In my case, this period of second adolescence means that my comfort level with lesbian intimacy vacillates between “Buddy the Elf bursting into a room to tell everyone he’s in love,” and “Tony Soprano in Dr. Melfi’s office, scowling, breathing heavily and shifting uncomfortably in his chair.” I make playlists to listen to alone in my room and affirm my feelings, and then delete them ceremoniously when I’ve decided the songs make me feel too much. I creep my love interests’ exes on social media and try to pathologize our dynamic, but then act like I don’t care if they live or die. I daydream about my crushes, and throw myself onto the sofa and weep loudly when things don’t work out as planned. I carry on never-ending nebulous intimate relationships with people who are not my girlfriend, and run away from women who want to be. I come on too strong, then I ghost. I demand that someone give me all of their time and attention, and then I shutter myself away and convince myself I would gladly die alone.

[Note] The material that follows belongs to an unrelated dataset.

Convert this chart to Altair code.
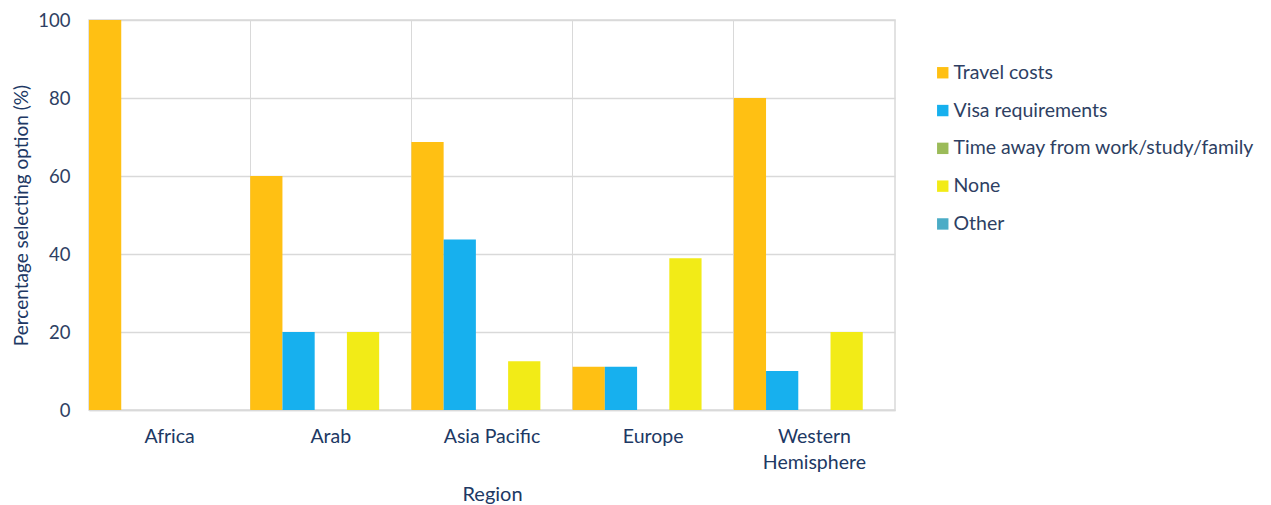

And, in true adolescent fashion, I run everything by my friends, boring them to tears with the minutiae of my dyke drama. Seasoned as they are, they always respond with “Yep, this is all part of it,” a chorus of dead-eyed lesbians patting me lovingly on the head, reassuring me that what I’m experiencing is the most normal thing in the world. I ignore their loving indifference to my overblown gay pain and continue to tell them stories about my dating life as if I’m the first person who has ever been through it, because to me, it feels like I am. I keep touching the hot stove, hopeful for a different outcome. I’m insufferable and dramatic and more clueless than I’ve felt in years — and also, I’ve never been better. It’s the feeling of being brand new, of being happy, of having absolutely no idea what is going on: a big, dumb, gay baby who can’t believe she finally got to be be born.